FRI 29 - 3 - 2024
 
Date: Jan 13, 2011
Source: The Daily Star
Kuwait to investigate allegations of police torture

By Agence France Presse (AFP)

Thursday, January 13, 2011


KUWAIT CITY: Kuwait M.P.s decided unanimously Wednesday to form a parliamentary panel to investigate allegations a man died as a result of police torture, after pressure on the interior minister to open a probe.
The five-member panel was given two weeks to submit its report on the death at a police station Tuesday of Mohammad Ghazzai al-Mutairi, a Kuwaiti citizen in his 30’s.

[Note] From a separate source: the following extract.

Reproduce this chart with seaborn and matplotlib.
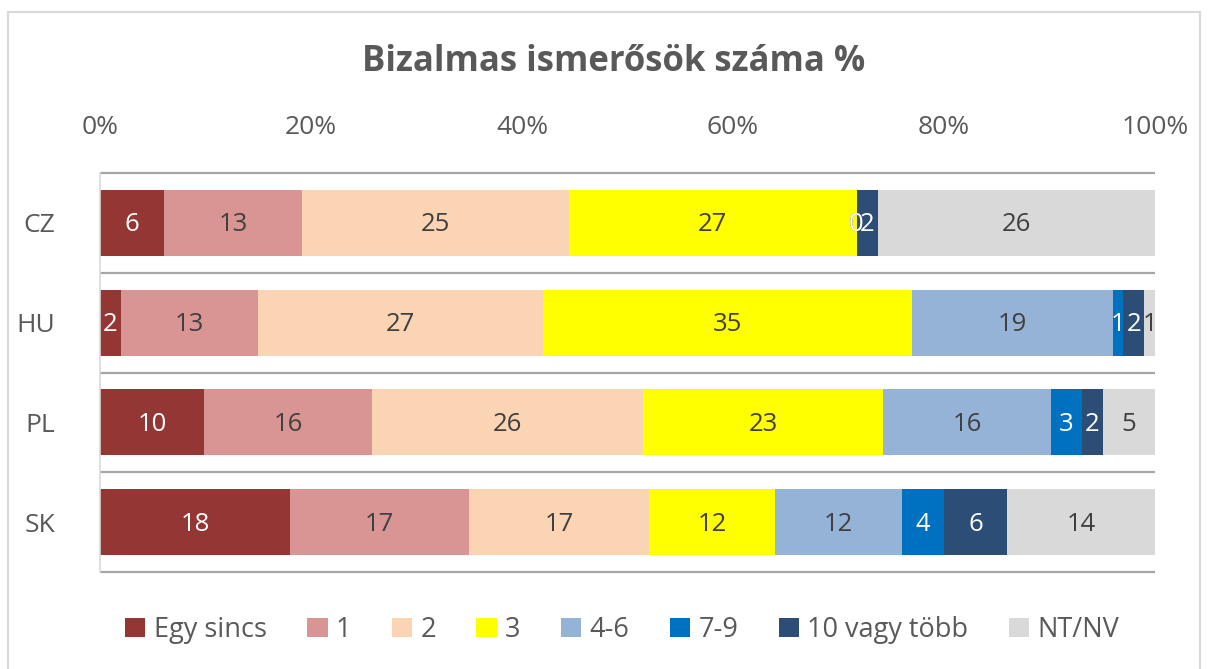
import matplotlib
matplotlib.use("Agg")
import matplotlib.pyplot as plt
from matplotlib.patches import Rectangle, Patch
import numpy as np
import pandas as pd
import seaborn as sns

# Adatok
countries = ["CZ", "HU", "PL", "SK"]
groups = ["Egy sincs", "1", "2", "3", "4-6", "7-9", "10 vagy több", "NT/NV"]
egy_sincs = [6, 2, 10, 18]
egy = [13, 13, 16, 17]
ketto = [25, 27, 26, 17]
harom = [27, 35, 23, 12]
negy_hat = [0, 19, 16, 12]
het_kilenc = [0, 1, 3, 4]
tiz_tobb = [2, 2, 2, 6]
nt_nv = [26, 1, 5, 14]

colors = ["#943634", "#D99594", "#FBD4B4", "#FFFF00",
          "#95B3D7", "#0070C0", "#2C4D75", "#D9D9D9"]
label_colors = ["white", "#404040", "#404040", "#404040",
                "#404040", "white", "white", "#404040"]

sns.set_theme(style="white")
plt.rcParams["font.family"] = ["Open Sans", "DejaVu Sans"]
text_col = "#595959"

df = pd.DataFrame(
    np.array([egy_sincs, egy, ketto, harom, negy_hat, het_kilenc, tiz_tobb, nt_nv]).T,
    index=countries, columns=groups)
pct = df.div(df.sum(axis=1), axis=0) * 100
cum = pct.cumsum(axis=1)

fig = plt.figure(figsize=(12.08, 6.69), dpi=100)
ax = fig.add_axes([100 / 1208, 1 - 572 / 669, 1055 / 1208, 399 / 669])

# halmozott sávok: a kumulált összegeket hátulról előre rajzoljuk
for i in range(len(groups) - 1, -1, -1):
    g = groups[i]
    sns.barplot(x=cum[g].values, y=countries, orient="h", color=colors[i],
                width=0.66, saturation=1, ax=ax, linewidth=0)

# adatfeliratok
for r, c in enumerate(countries):
    for i, g in enumerate(groups):
        val = df.loc[c, g]
        center = cum.loc[c, g] - pct.loc[c, g] / 2
        ax.text(center, r + 0.02, f"{val}", ha="center", va="center",
                fontsize=18.5, color=label_colors[i])

ax.set_xlim(0, 100)
ax.set_ylim(3.5, -0.5)
ax.xaxis.tick_top()
ax.set_xticks([0, 20, 40, 60, 80, 100])
ax.set_xticklabels([f"{t}%" for t in [0, 20, 40, 60, 80, 100]])
ax.tick_params(axis="x", length=0, pad=24, labelsize=19, labelcolor=text_col)
ax.tick_params(axis="y", length=0, pad=32, labelsize=19, labelcolor=text_col)
ax.set_xlabel("")
ax.set_ylabel("")

for s in ["top", "right", "bottom"]:
    ax.spines[s].set_visible(False)
ax.spines["left"].set_color("#D9D9D9")
ax.spines["left"].set_linewidth(1.2)
ax.hlines([-0.5, 0.5, 1.5, 2.5, 3.5], 0, 100, color="#A6A6A6", lw=1.6, zorder=0.5,
          clip_on=False)

fig.text(0.508, 1 - 62 / 669, "Bizalmas ismerősök száma %", ha="center", va="center",
         fontsize=25, fontweight="bold", color=text_col)

handles = [Patch(facecolor=colors[i], edgecolor="none", label=groups[i])
           for i in range(len(groups))]
fig.legend(handles=handles, loc="center", bbox_to_anchor=(0.515, 1 - 630 / 669),
           ncol=8, frameon=False, fontsize=19.5, labelcolor=text_col,
           handlelength=0.75, handleheight=0.75, handletextpad=0.3, columnspacing=1.5)

fig.patches.append(Rectangle((8 / 1208, -0.02), 1192 / 1208, 1 - 12 / 669 + 0.02,
                             transform=fig.transFigure, fill=False,
                             edgecolor="#D9D9D9", lw=1.5))

fig.savefig("out.png", dpi=100)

Interior Minister Sheikh Jaber Khaled al-Sabah welcomed the probe, saying that he would punish anyone proven responsible for the man’s death regardless of his post, but urged M.P.s to wait until the results of the probe are made public.


The minister also repeated a statement issued by the Interior Ministry late Tuesday in which it said the man died in the hospital after complaining of chest pains.


He said there was no need to torture the man to extract confessions since he was caught red-handed Saturday with 24 bottles of whisky in his car and confessed to trading in liquor. Trading and use of liquor is totally banned in the conservative Muslim state.

 

Several lawmakers, however, accused the minister of providing false information to Parliament and called on him to resign, saying they would petition to quiz him over the case.


Independent M.P. Hussein Mazyed said the man was tortured mercilessly in the police station and that “they inserted a stick into his rectum.”


Opposition M.P. Mussallam al-Barrak produced what he said a hospital report on the case which said various parts of the man’s body were severely beaten and that he was dead when he arrived at the hospital.
The hospital report also said the man’s legs and hands were tied, according to Barrak.


Some lawmakers likened the way the man was tortured to the treatment of Kuwaitis at the hands of the forces of late Iraqi dictator Saddam Hussein during their occupation of Kuwait in 1990. “This incident constitutes a black point in Kuwait’s [human rights] record,” the independent Kuwait Society for Human Rights said Tuesday. – A.F.P.